**PROBLEM DETAILS**: Leave out any picture and return the remaining listing below exactly as given.
---
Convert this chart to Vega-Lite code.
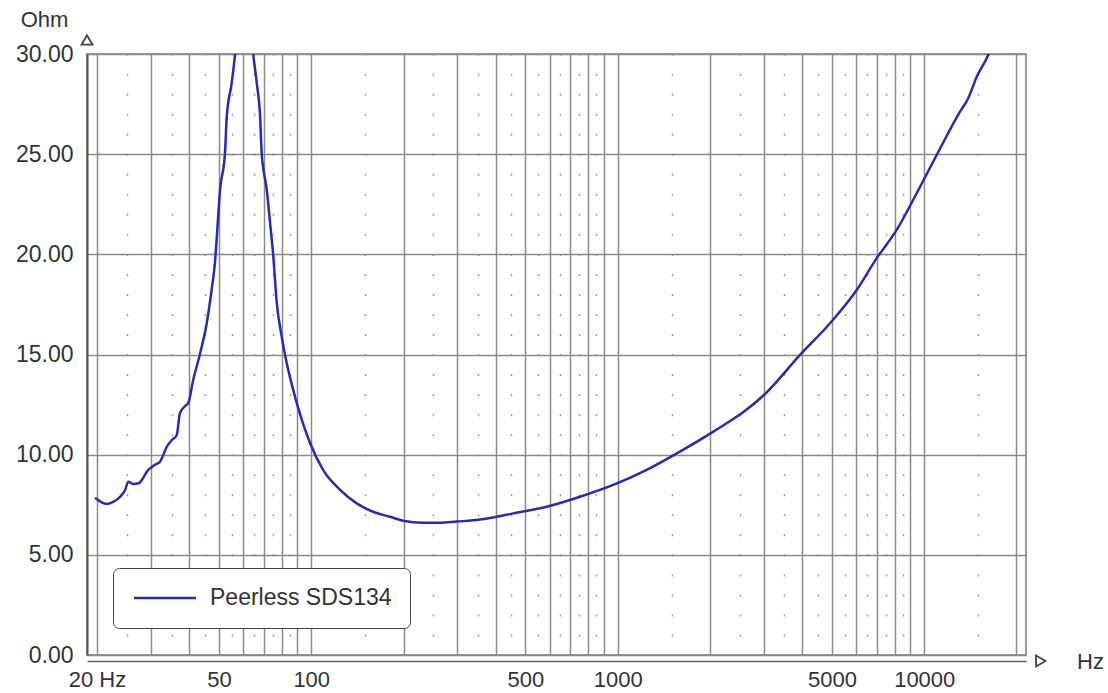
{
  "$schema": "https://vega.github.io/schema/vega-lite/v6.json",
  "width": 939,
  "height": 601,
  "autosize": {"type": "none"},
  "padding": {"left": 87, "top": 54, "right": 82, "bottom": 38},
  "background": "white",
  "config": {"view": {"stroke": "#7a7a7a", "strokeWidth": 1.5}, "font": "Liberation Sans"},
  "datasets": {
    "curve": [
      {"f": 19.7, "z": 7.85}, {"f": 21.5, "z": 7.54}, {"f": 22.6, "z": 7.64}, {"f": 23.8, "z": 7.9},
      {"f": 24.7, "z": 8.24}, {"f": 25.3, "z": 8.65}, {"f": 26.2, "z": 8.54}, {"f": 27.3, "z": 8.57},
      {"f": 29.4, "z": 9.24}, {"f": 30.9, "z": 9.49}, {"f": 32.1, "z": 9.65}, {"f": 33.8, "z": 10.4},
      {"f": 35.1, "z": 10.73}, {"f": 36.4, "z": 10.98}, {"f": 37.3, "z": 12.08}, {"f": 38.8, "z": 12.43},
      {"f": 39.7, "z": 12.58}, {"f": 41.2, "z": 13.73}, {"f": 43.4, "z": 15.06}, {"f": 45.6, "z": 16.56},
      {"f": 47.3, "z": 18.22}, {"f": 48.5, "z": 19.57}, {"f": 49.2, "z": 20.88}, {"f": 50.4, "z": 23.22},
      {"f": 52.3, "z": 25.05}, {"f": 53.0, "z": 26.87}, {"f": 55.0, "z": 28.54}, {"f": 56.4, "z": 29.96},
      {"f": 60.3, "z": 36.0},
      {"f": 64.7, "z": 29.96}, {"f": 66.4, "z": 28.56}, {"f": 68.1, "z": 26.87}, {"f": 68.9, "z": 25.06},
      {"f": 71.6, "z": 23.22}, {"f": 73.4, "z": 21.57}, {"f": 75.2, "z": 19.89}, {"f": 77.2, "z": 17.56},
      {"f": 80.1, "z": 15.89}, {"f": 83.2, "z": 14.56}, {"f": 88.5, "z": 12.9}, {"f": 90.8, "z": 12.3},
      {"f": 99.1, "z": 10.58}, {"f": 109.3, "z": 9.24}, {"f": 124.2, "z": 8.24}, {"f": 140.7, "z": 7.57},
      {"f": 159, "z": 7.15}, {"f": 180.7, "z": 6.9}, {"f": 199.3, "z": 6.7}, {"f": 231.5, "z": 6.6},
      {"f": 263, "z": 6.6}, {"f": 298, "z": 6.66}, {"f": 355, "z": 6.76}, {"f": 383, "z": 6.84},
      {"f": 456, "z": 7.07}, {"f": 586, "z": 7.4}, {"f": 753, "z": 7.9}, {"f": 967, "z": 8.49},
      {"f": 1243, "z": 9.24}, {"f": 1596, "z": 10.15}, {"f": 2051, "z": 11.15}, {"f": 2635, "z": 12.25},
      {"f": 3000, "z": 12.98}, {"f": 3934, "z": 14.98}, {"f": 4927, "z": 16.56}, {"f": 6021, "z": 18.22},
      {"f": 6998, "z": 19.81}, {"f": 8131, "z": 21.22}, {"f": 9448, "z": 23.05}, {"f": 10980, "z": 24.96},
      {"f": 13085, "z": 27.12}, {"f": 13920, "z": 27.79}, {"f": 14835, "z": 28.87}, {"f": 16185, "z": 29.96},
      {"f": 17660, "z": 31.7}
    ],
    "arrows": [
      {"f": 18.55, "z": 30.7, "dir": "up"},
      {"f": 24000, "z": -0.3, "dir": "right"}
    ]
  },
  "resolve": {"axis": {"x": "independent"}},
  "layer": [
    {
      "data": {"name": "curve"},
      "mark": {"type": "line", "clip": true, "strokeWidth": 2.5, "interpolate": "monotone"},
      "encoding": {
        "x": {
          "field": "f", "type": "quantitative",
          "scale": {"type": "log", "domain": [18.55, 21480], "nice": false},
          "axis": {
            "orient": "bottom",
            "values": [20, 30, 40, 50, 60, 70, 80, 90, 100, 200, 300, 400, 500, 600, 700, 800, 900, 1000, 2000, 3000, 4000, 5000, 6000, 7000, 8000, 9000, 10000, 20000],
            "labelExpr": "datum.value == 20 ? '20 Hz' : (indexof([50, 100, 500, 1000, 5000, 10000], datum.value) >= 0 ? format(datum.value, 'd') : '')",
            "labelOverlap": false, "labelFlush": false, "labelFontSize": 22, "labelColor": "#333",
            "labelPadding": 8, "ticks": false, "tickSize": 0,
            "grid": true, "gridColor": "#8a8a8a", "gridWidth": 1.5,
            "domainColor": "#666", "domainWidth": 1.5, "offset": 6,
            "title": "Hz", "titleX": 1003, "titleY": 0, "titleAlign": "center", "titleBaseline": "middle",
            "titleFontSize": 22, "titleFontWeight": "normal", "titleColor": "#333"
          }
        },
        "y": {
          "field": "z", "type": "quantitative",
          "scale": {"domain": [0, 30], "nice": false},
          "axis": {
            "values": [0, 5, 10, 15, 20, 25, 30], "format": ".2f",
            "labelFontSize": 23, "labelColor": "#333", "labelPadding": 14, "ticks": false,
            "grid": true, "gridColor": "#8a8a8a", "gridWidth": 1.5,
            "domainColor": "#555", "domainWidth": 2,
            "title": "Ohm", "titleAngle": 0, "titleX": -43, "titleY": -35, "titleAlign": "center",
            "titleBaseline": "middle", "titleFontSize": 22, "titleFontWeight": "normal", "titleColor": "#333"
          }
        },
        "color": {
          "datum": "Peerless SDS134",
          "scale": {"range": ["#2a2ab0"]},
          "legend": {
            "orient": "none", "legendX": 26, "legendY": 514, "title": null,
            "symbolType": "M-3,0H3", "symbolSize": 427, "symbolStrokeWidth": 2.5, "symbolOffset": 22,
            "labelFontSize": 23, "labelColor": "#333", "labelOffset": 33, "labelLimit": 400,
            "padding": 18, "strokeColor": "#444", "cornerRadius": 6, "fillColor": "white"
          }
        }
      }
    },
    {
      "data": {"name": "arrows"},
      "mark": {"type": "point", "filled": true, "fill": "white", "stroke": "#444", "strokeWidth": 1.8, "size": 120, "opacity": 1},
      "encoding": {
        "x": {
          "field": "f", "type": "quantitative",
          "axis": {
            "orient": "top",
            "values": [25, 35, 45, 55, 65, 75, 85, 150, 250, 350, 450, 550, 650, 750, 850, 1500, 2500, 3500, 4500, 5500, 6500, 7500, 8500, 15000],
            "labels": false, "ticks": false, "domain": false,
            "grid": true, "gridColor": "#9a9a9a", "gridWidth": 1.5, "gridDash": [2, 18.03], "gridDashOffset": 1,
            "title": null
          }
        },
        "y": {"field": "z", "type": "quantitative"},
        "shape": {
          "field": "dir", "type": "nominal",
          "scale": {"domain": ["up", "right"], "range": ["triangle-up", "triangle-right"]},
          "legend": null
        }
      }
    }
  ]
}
---
**REPLY TO THE TASK**:
Convert this chart to Vega-Lite code.
{
  "$schema": "https://vega.github.io/schema/vega-lite/v6.json",
  "width": 939,
  "height": 601,
  "autosize": {"type": "none"},
  "padding": {"left": 87, "top": 54, "right": 82, "bottom": 38},
  "background": "white",
  "config": {"view": {"stroke": "#7a7a7a", "strokeWidth": 1.5}, "font": "Liberation Sans"},
  "datasets": {
    "curve": [
      {"f": 19.7, "z": 7.85}, {"f": 21.5, "z": 7.54}, {"f": 22.6, "z": 7.64}, {"f": 23.8, "z": 7.9},
      {"f": 24.7, "z": 8.24}, {"f": 25.3, "z": 8.65}, {"f": 26.2, "z": 8.54}, {"f": 27.3, "z": 8.57},
      {"f": 29.4, "z": 9.24}, {"f": 30.9, "z": 9.49}, {"f": 32.1, "z": 9.65}, {"f": 33.8, "z": 10.4},
      {"f": 35.1, "z": 10.73}, {"f": 36.4, "z": 10.98}, {"f": 37.3, "z": 12.08}, {"f": 38.8, "z": 12.43},
      {"f": 39.7, "z": 12.58}, {"f": 41.2, "z": 13.73}, {"f": 43.4, "z": 15.06}, {"f": 45.6, "z": 16.56},
      {"f": 47.3, "z": 18.22}, {"f": 48.5, "z": 19.57}, {"f": 49.2, "z": 20.88}, {"f": 50.4, "z": 23.22},
      {"f": 52.3, "z": 25.05}, {"f": 53.0, "z": 26.87}, {"f": 55.0, "z": 28.54}, {"f": 56.4, "z": 29.96},
      {"f": 60.3, "z": 36.0},
      {"f": 64.7, "z": 29.96}, {"f": 66.4, "z": 28.56}, {"f": 68.1, "z": 26.87}, {"f": 68.9, "z": 25.06},
      {"f": 71.6, "z": 23.22}, {"f": 73.4, "z": 21.57}, {"f": 75.2, "z": 19.89}, {"f": 77.2, "z": 17.56},
      {"f": 80.1, "z": 15.89}, {"f": 83.2, "z": 14.56}, {"f": 88.5, "z": 12.9}, {"f": 90.8, "z": 12.3},
      {"f": 99.1, "z": 10.58}, {"f": 109.3, "z": 9.24}, {"f": 124.2, "z": 8.24}, {"f": 140.7, "z": 7.57},
      {"f": 159, "z": 7.15}, {"f": 180.7, "z": 6.9}, {"f": 199.3, "z": 6.7}, {"f": 231.5, "z": 6.6},
      {"f": 263, "z": 6.6}, {"f": 298, "z": 6.66}, {"f": 355, "z": 6.76}, {"f": 383, "z": 6.84},
      {"f": 456, "z": 7.07}, {"f": 586, "z": 7.4}, {"f": 753, "z": 7.9}, {"f": 967, "z": 8.49},
      {"f": 1243, "z": 9.24}, {"f": 1596, "z": 10.15}, {"f": 2051, "z": 11.15}, {"f": 2635, "z": 12.25},
      {"f": 3000, "z": 12.98}, {"f": 3934, "z": 14.98}, {"f": 4927, "z": 16.56}, {"f": 6021, "z": 18.22},
      {"f": 6998, "z": 19.81}, {"f": 8131, "z": 21.22}, {"f": 9448, "z": 23.05}, {"f": 10980, "z": 24.96},
      {"f": 13085, "z": 27.12}, {"f": 13920, "z": 27.79}, {"f": 14835, "z": 28.87}, {"f": 16185, "z": 29.96},
      {"f": 17660, "z": 31.7}
    ],
    "arrows": [
      {"f": 18.55, "z": 30.7, "dir": "up"},
      {"f": 24000, "z": -0.3, "dir": "right"}
    ]
  },
  "resolve": {"axis": {"x": "independent"}},
  "layer": [
    {
      "data": {"name": "curve"},
      "mark": {"type": "line", "clip": true, "strokeWidth": 2.5, "interpolate": "monotone"},
      "encoding": {
        "x": {
          "field": "f", "type": "quantitative",
          "scale": {"type": "log", "domain": [18.55, 21480], "nice": false},
          "axis": {
            "orient": "bottom",
            "values": [20, 30, 40, 50, 60, 70, 80, 90, 100, 200, 300, 400, 500, 600, 700, 800, 900, 1000, 2000, 3000, 4000, 5000, 6000, 7000, 8000, 9000, 10000, 20000],
            "labelExpr": "datum.value == 20 ? '20 Hz' : (indexof([50, 100, 500, 1000, 5000, 10000], datum.value) >= 0 ? format(datum.value, 'd') : '')",
            "labelOverlap": false, "labelFlush": false, "labelFontSize": 22, "labelColor": "#333",
            "labelPadding": 8, "ticks": false, "tickSize": 0,
            "grid": true, "gridColor": "#8a8a8a", "gridWidth": 1.5,
            "domainColor": "#666", "domainWidth": 1.5, "offset": 6,
            "title": "Hz", "titleX": 1003, "titleY": 0, "titleAlign": "center", "titleBaseline": "middle",
            "titleFontSize": 22, "titleFontWeight": "normal", "titleColor": "#333"
          }
        },
        "y": {
          "field": "z", "type": "quantitative",
          "scale": {"domain": [0, 30], "nice": false},
          "axis": {
            "values": [0, 5, 10, 15, 20, 25, 30], "format": ".2f",
            "labelFontSize": 23, "labelColor": "#333", "labelPadding": 14, "ticks": false,
            "grid": true, "gridColor": "#8a8a8a", "gridWidth": 1.5,
            "domainColor": "#555", "domainWidth": 2,
            "title": "Ohm", "titleAngle": 0, "titleX": -43, "titleY": -35, "titleAlign": "center",
            "titleBaseline": "middle", "titleFontSize": 22, "titleFontWeight": "normal", "titleColor": "#333"
          }
        },
        "color": {
          "datum": "Peerless SDS134",
          "scale": {"range": ["#2a2ab0"]},
          "legend": {
            "orient": "none", "legendX": 26, "legendY": 514, "title": null,
            "symbolType": "M-3,0H3", "symbolSize": 427, "symbolStrokeWidth": 2.5, "symbolOffset": 22,
            "labelFontSize": 23, "labelColor": "#333", "labelOffset": 33, "labelLimit": 400,
            "padding": 18, "strokeColor": "#444", "cornerRadius": 6, "fillColor": "white"
          }
        }
      }
    },
    {
      "data": {"name": "arrows"},
      "mark": {"type": "point", "filled": true, "fill": "white", "stroke": "#444", "strokeWidth": 1.8, "size": 120, "opacity": 1},
      "encoding": {
        "x": {
          "field": "f", "type": "quantitative",
          "axis": {
            "orient": "top",
            "values": [25, 35, 45, 55, 65, 75, 85, 150, 250, 350, 450, 550, 650, 750, 850, 1500, 2500, 3500, 4500, 5500, 6500, 7500, 8500, 15000],
            "labels": false, "ticks": false, "domain": false,
            "grid": true, "gridColor": "#9a9a9a", "gridWidth": 1.5, "gridDash": [2, 18.03], "gridDashOffset": 1,
            "title": null
          }
        },
        "y": {"field": "z", "type": "quantitative"},
        "shape": {
          "field": "dir", "type": "nominal",
          "scale": {"domain": ["up", "right"], "range": ["triangle-up", "triangle-right"]},
          "legend": null
        }
      }
    }
  ]
}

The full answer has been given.